後継者が見つからない「職人技」をAIが受け継ぐ
古くからこの日本ではさまざまな分野において「職人技」が脈々と受け継がれてきましたが、こうしたベテランの技術は、時代の移り変わりや後継者問題などで継承することが難しくなってきています。
そうした課題に対し、AIを活用して解決しようという動きが現れています。AIがベテラン職人の技や経験を学習し、他の人間が再現できる仕組みを構築しようとしているのです。2つ事例をご紹介しましょう。
1つめは、学校の時間割作成です。
学校の時間割というのは、すべてのクラスの授業が重複せずにスムーズに行えるように配慮しなければならないため、時には何人もの先生が徹夜で作業するということもざらにあるようです。
実はこの時間割作成は、コンピューターが普及してからも容易に編成することはできなかったようです。なぜなら、授業のコマ数や教室の空き状況、各先生の都合など、あまりにも条件が多岐にわたり複雑だからです。
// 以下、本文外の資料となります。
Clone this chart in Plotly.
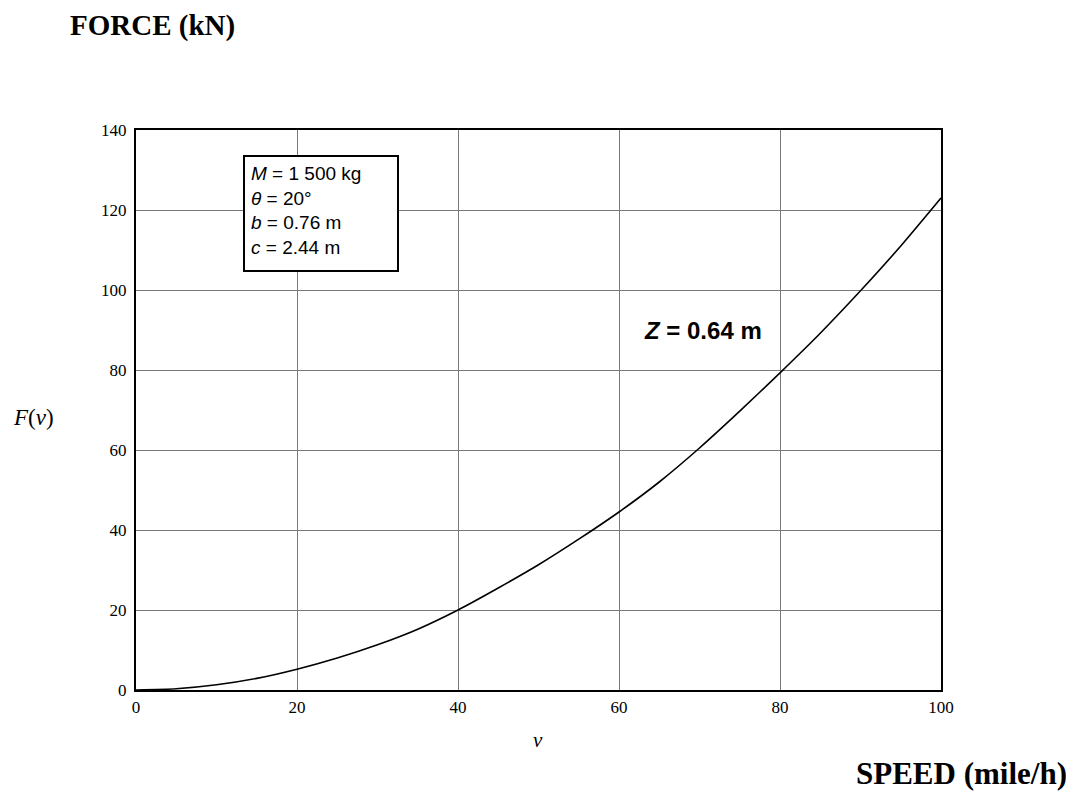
import plotly.graph_objects as go

speed = [0, 5, 10, 15, 20, 25, 30, 35, 40, 45, 50, 55, 60, 65, 70, 75, 80, 85, 90, 95, 100]
force = [0, 0.3, 1.3, 2.9, 5.2, 8.0, 11.3, 15.2, 20.0, 25.5, 31.3, 37.7, 44.5, 52.0, 60.5, 69.7, 79.3, 89.2, 99.8, 111.0, 123.0]

x_ticks = [0, 20, 40, 60, 80, 100]
y_ticks = [0, 20, 40, 60, 80, 100, 120, 140]

serif = "Liberation Serif, Times New Roman, serif"
sans = "Liberation Sans, Arial, sans-serif"

# page has an 8px body margin; plot area spans page x 136..941, y 130..690
L, T, PW, PH = 128, 122, 805, 560


def px(xp):
    return (xp - 136) / PW


def py(yp):
    return (690 - yp) / PH


fig = go.Figure()
fig.add_trace(go.Scatter(x=speed, y=force, mode="lines",
                         line=dict(color="black", width=1.6, shape="spline", smoothing=0.6),
                         showlegend=False, hoverinfo="x+y"))

fig.update_layout(
    width=1066, height=789,
    margin=dict(l=L, r=1066 - L - PW, t=T, b=789 - T - PH),
    paper_bgcolor="white", plot_bgcolor="white",
    xaxis=dict(range=[0, 100], tickvals=x_ticks, ticktext=[str(t) for t in x_ticks],
               showgrid=True, gridcolor="#7a7a7a", gridwidth=1,
               showline=True, linecolor="black", linewidth=2, mirror=True,
               zeroline=False, ticks="", ticklabelstandoff=1,
               tickfont=dict(family=serif, size=17, color="black")),
    yaxis=dict(range=[0, 140], tickvals=y_ticks, ticktext=[str(t) for t in y_ticks],
               showgrid=True, gridcolor="#7a7a7a", gridwidth=1,
               showline=True, linecolor="black", linewidth=2, mirror=True,
               zeroline=False, ticks="", ticklabelstandoff=4,
               tickfont=dict(family=serif, size=17, color="black")),
    annotations=[
        dict(text="<b>FORCE (kN)</b>", xref="paper", yref="paper",
             x=px(68), y=py(25), xanchor="left", yanchor="middle",
             showarrow=False, font=dict(family=serif, size=29, color="black")),
        dict(text="<b>SPEED (mile/h)</b>", xref="paper", yref="paper",
             x=px(1069), y=py(773), xanchor="right", yanchor="middle",
             showarrow=False, font=dict(family=serif, size=31, color="black")),
        dict(text="<i>F</i>(<i>v</i>)", xref="paper", yref="paper",
             x=px(56), y=py(417), xanchor="right", yanchor="middle",
             showarrow=False, font=dict(family=serif, size=23, color="black")),
        dict(text="<i>v</i>", xref="paper", yref="paper",
             x=px(538), y=py(740), xanchor="center", yanchor="middle",
             showarrow=False, font=dict(family=serif, size=21, color="black")),
        dict(text="<i>M</i> = 1 500 kg<br><i>θ</i> = 20°<br><i>b</i> = 0.76 m<br><i>c</i> = 2.44 m",
             xref="paper", yref="paper",
             x=px(243), y=py(155), xanchor="left", yanchor="top",
             showarrow=False, align="left", valign="top",
             width=140, height=101, borderpad=6,
             bordercolor="black", borderwidth=2, bgcolor="white",
             font=dict(family=sans, size=19, color="black")),
        dict(text="<b><i>Z</i> = 0.64 m</b>", xref="paper", yref="paper",
             x=px(703), y=py(330), xanchor="center", yanchor="middle",
             showarrow=False, font=dict(family=sans, size=24, color="black")),
    ],
)

fig.write_html("out.html")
たとえコンピューターを駆使してもすべての制約条件を満たす時間割の作成は難しく、結局はベテラン先生の「職人技」に頼らざるを得ない状況となっていました。
しかし、ベテランの先生に頼ることによるリスクもあります。学校の先生には転勤や定年がつきものだからです。ベテランの先生が他の学校に転勤になったり、定年を迎えてしまったりしたために時間割が作成できないなどということになったら大変です。そこで、こうしたベテランの先生の「職人技」をAIが継承する時代がやってきたのです。
ベテランの先生が過去に作成した時間割やさまざまな情報をAIが学習を繰り返すことで、最適な時間割を自動で編成できるようになり、先生たちの負担軽減に大きく貢献しているのです。
ただ、現在のAIでは、イレギュラーな授業や行事などが入って時間割を再編成することにはまだ対応できないようで、その作業は先生がその都度手作業で行っているようです。この先AGIが実現すれば、そうしたイレギュラーにも対応した完璧な時間割がAGIによって作成できるようになるでしょう。